Fragile consumer confidence abroad caused a “serious decline” in UK car manufacturing during November, according to the body that represents the country’s automotive industry.
Figures from the Society of Motor Manufacturers and Traders (SMMT), which represents Britain’s car makers and dealers, showed that the number of passenger cars built in the UK fell by almost a fifth in November.
Just over 129,000 cars rolled off UK production lines last month - a 19.6 percent reduction compared with the same month in 2017.
The decline was largely driven by export markets, where demand slumped by almost a quarter (22.8 percent) compared with November 2017’s figures. Demand also fell on these shores, but only by a comparatively insignificant 1.9 percent.
Exports account for more than eight in every 10 cars built in this country, and such a large reduction in the export market has a huge effect. In November 2017, more than 136,300 cars were built for foreign markets, but last month saw that number fall to a little over 105,200.
In contrast, 24,276 cars built last November were destined for UK driveways, while this November saw that number shrink to 23,809 - a reduction of fewer than 500 units.

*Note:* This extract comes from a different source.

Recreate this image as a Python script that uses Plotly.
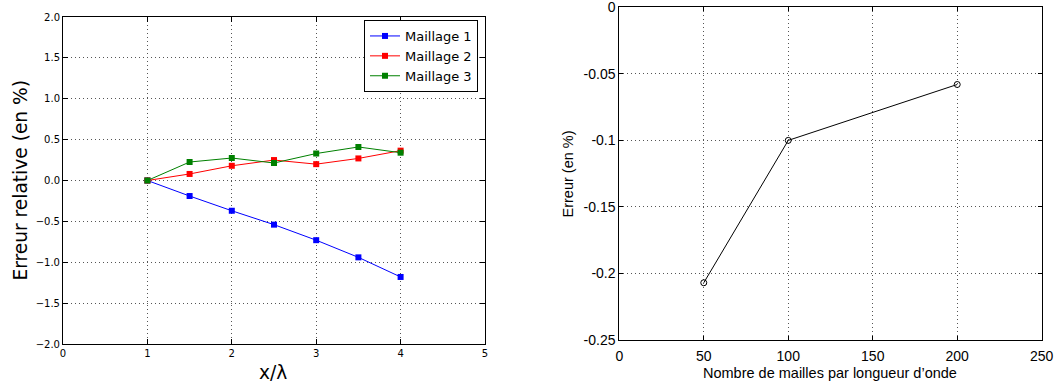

According to the SMMT, the fall in exports was caused by a handful of struggling European markets and weaker demand in Asia. However, the organisation also says recent EU emissions legislation is still affecting the industry, which has “exacerbated” the problems.
Whatever the reasons, though, 2018 has seen the car industry struggle to meet 2017’s manufacturing levels. With 11 months of the year behind us, the UK has built just over 1.44 million cars, with just under 266,500 constructed for British customers and almost 1.173 million built for overseas buyers.
At this point in 2017, however, the country had built the best part of 1.6 million cars, of which around 1.25 million went to foreign customers and 322,550 were built for the domestic market.
Mike Hawes,the SMMT’s chief executive, said the figures showed that Britain needed a Brexit deal to restore certainty to the market and industry.
“It’s very concerning to see demand for UK built cars decline in November, with output seriously impacted by falling business and consumer confidence in the UK allied to weakening export markets,” he said.
“With fewer than 100 days until the UK leaves the European Union, the automotive industry needs certainty and a ‘no-deal’ Brexit must be ruled out.
“Thousands of jobs in British car factories and supply chains depend on free and frictionless trade with the EU – if the country falls off a cliff-edge next March the consequences would be devastating.”